◆ Problem details ◆
Give a verbatim copy of the lines below, minus the pictures.

◆ Information provided ◆
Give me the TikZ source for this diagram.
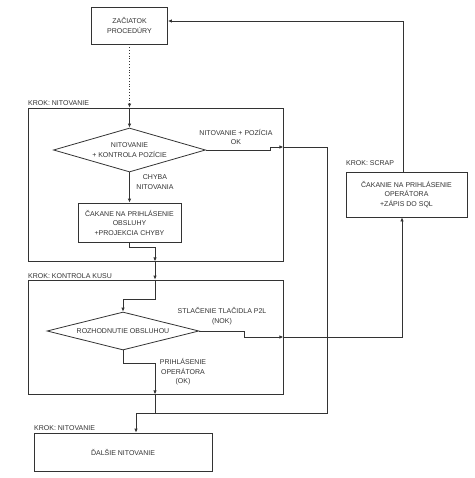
\documentclass[tikz,border=0pt]{standalone}
\usepackage{fontspec}
\setmainfont{Liberation Sans}
\usetikzlibrary{shapes.geometric,arrows.meta,calc}
\definecolor{ln}{HTML}{333333}
\begin{document}
\begin{tikzpicture}[x=1pt,y=-1pt,
  every node/.style={font=\fontsize{7}{9.5}\selectfont,text=ln,align=center},
  box/.style={draw=ln,line width=0.8pt,rectangle,inner sep=0pt},
  grp/.style={draw=ln,line width=0.8pt,rectangle,inner sep=0pt},
  dia/.style={draw=ln,line width=0.8pt,diamond,inner sep=0pt},
  conn/.style={draw=ln,line width=0.8pt,-{Latex[length=4pt,width=3.5pt]}},
  plain/.style={draw=ln,line width=0.8pt},
  lbl/.style={inner sep=0pt},
  steplbl/.style={inner sep=0pt,anchor=base west}]
\useasboundingbox (0,0) rectangle (474,478);
\fill[white] (0,0) rectangle (474,478);
% containers
\node[grp,minimum width=255pt,minimum height=153pt] (c1) at (155.5,184.5) {};
\node[grp,minimum width=255pt,minimum height=114pt] (c2) at (155.5,337) {};
\node[steplbl] (l1) at (28,106) {KROK: NITOVANIE};
\node[steplbl] (l2) at (28,278) {KROK: KONTROLA KUSU};
\node[steplbl] (l3) at (346,166) {KROK: SCRAP};
\node[steplbl] (l4) at (34,430) {KROK: NITOVANIE};
% nodes
\node[box,minimum width=76pt,minimum height=37pt] (start) at (129.5,25.5) {ZAČIATOK\\PROCEDÚRY};
\node[dia,aspect=3.45,minimum width=152pt,minimum height=44pt] (d1) at (129.5,150) {NITOVANIE\\+ KONTROLA POZÍCIE};
\node[box,minimum width=103pt,minimum height=39pt] (b2) at (129.5,222.5) {ČAKANE NA PRIHLÁSENIE\\OBSLUHY\\+PROJEKCIA CHYBY};
\node[dia,aspect=4,minimum width=152pt,minimum height=38pt] (d2) at (123,331) {ROZHODNUTIE OBSLUHOU};
\node[box,minimum width=178pt,minimum height=38pt] (next) at (123,452) {ĎALŠIE NITOVANIE};
\node[box,minimum width=121pt,minimum height=45pt] (scrap) at (406.5,194.5) {ČAKANIE NA PRIHLÁSENIE\\OPERÁTORA\\+ZÁPIS DO SQL};
% labels
\node[lbl] (t1) at (236,137) {NITOVANIE + POZÍCIA\\OK};
\node[lbl] (t2) at (155,182) {CHYBA\\NITOVANIA};
\node[lbl] (t3) at (222,316) {STLAČENIE TLAČIDLA P2L\\(NOK)};
\node[lbl] (t4) at (183,372) {PRIHLÁSENIE\\OPERÁTORA\\(OK)};
% coordinates
\coordinate (k1) at (c1.east |- 0,147);
\coordinate (k2) at (c2.east |- 0,337);
\coordinate (j) at (155,413);
\coordinate (sx) at (403,0);
% connectors
\draw[conn,dotted] (start.south) -- (start.south |- c1.north);
\draw[conn] (start.south |- c1.north) -- (d1.north);
\draw[conn] (d1.east) -- (270,150) -- (270,147) -- (k1);
\draw[conn] (k1) -- (327,147) -- (327,413) -- (136,413) -- (next.north -| 136,0);
\draw[conn] (d1.south) -- (b2.north);
\draw[conn] (b2.south) -- ++(0,5) -| (c1.south -| j);
\draw[conn] (c1.south -| j) -- (c2.north -| j);
\draw[conn] (c2.north -| j) -- (155,299) -| (d2.north);
\draw[conn] (d2.east) -- (244,331) -- (244,337) -- (k2);
\draw[conn] (k2) -- (402,337) -- (scrap.south -| 402,0);
\draw[conn] (d2.south) -- (123,363) -| (c2.south -| j);
\draw[plain] (c2.south -| j) -- (j);
\draw[conn] (scrap.north -| sx) -- (403,21) -- (start.east |- 0,21);
\end{tikzpicture}
\end{document}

◆ The output ◆
Give me the TikZ source for this diagram.
\documentclass[tikz,border=0pt]{standalone}
\usepackage{fontspec}
\setmainfont{Liberation Sans}
\usetikzlibrary{shapes.geometric,arrows.meta,calc}
\definecolor{ln}{HTML}{333333}
\begin{document}
\begin{tikzpicture}[x=1pt,y=-1pt,
  every node/.style={font=\fontsize{7}{9.5}\selectfont,text=ln,align=center},
  box/.style={draw=ln,line width=0.8pt,rectangle,inner sep=0pt},
  grp/.style={draw=ln,line width=0.8pt,rectangle,inner sep=0pt},
  dia/.style={draw=ln,line width=0.8pt,diamond,inner sep=0pt},
  conn/.style={draw=ln,line width=0.8pt,-{Latex[length=4pt,width=3.5pt]}},
  plain/.style={draw=ln,line width=0.8pt},
  lbl/.style={inner sep=0pt},
  steplbl/.style={inner sep=0pt,anchor=base west}]
\useasboundingbox (0,0) rectangle (474,478);
\fill[white] (0,0) rectangle (474,478);
% containers
\node[grp,minimum width=255pt,minimum height=153pt] (c1) at (155.5,184.5) {};
\node[grp,minimum width=255pt,minimum height=114pt] (c2) at (155.5,337) {};
\node[steplbl] (l1) at (28,106) {KROK: NITOVANIE};
\node[steplbl] (l2) at (28,278) {KROK: KONTROLA KUSU};
\node[steplbl] (l3) at (346,166) {KROK: SCRAP};
\node[steplbl] (l4) at (34,430) {KROK: NITOVANIE};
% nodes
\node[box,minimum width=76pt,minimum height=37pt] (start) at (129.5,25.5) {ZAČIATOK\\PROCEDÚRY};
\node[dia,aspect=3.45,minimum width=152pt,minimum height=44pt] (d1) at (129.5,150) {NITOVANIE\\+ KONTROLA POZÍCIE};
\node[box,minimum width=103pt,minimum height=39pt] (b2) at (129.5,222.5) {ČAKANE NA PRIHLÁSENIE\\OBSLUHY\\+PROJEKCIA CHYBY};
\node[dia,aspect=4,minimum width=152pt,minimum height=38pt] (d2) at (123,331) {ROZHODNUTIE OBSLUHOU};
\node[box,minimum width=178pt,minimum height=38pt] (next) at (123,452) {ĎALŠIE NITOVANIE};
\node[box,minimum width=121pt,minimum height=45pt] (scrap) at (406.5,194.5) {ČAKANIE NA PRIHLÁSENIE\\OPERÁTORA\\+ZÁPIS DO SQL};
% labels
\node[lbl] (t1) at (236,137) {NITOVANIE + POZÍCIA\\OK};
\node[lbl] (t2) at (155,182) {CHYBA\\NITOVANIA};
\node[lbl] (t3) at (222,316) {STLAČENIE TLAČIDLA P2L\\(NOK)};
\node[lbl] (t4) at (183,372) {PRIHLÁSENIE\\OPERÁTORA\\(OK)};
% coordinates
\coordinate (k1) at (c1.east |- 0,147);
\coordinate (k2) at (c2.east |- 0,337);
\coordinate (j) at (155,413);
\coordinate (sx) at (403,0);
% connectors
\draw[conn,dotted] (start.south) -- (start.south |- c1.north);
\draw[conn] (start.south |- c1.north) -- (d1.north);
\draw[conn] (d1.east) -- (270,150) -- (270,147) -- (k1);
\draw[conn] (k1) -- (327,147) -- (327,413) -- (136,413) -- (next.north -| 136,0);
\draw[conn] (d1.south) -- (b2.north);
\draw[conn] (b2.south) -- ++(0,5) -| (c1.south -| j);
\draw[conn] (c1.south -| j) -- (c2.north -| j);
\draw[conn] (c2.north -| j) -- (155,299) -| (d2.north);
\draw[conn] (d2.east) -- (244,331) -- (244,337) -- (k2);
\draw[conn] (k2) -- (402,337) -- (scrap.south -| 402,0);
\draw[conn] (d2.south) -- (123,363) -| (c2.south -| j);
\draw[plain] (c2.south -| j) -- (j);
\draw[conn] (scrap.north -| sx) -- (403,21) -- (start.east |- 0,21);
\end{tikzpicture}
\end{document}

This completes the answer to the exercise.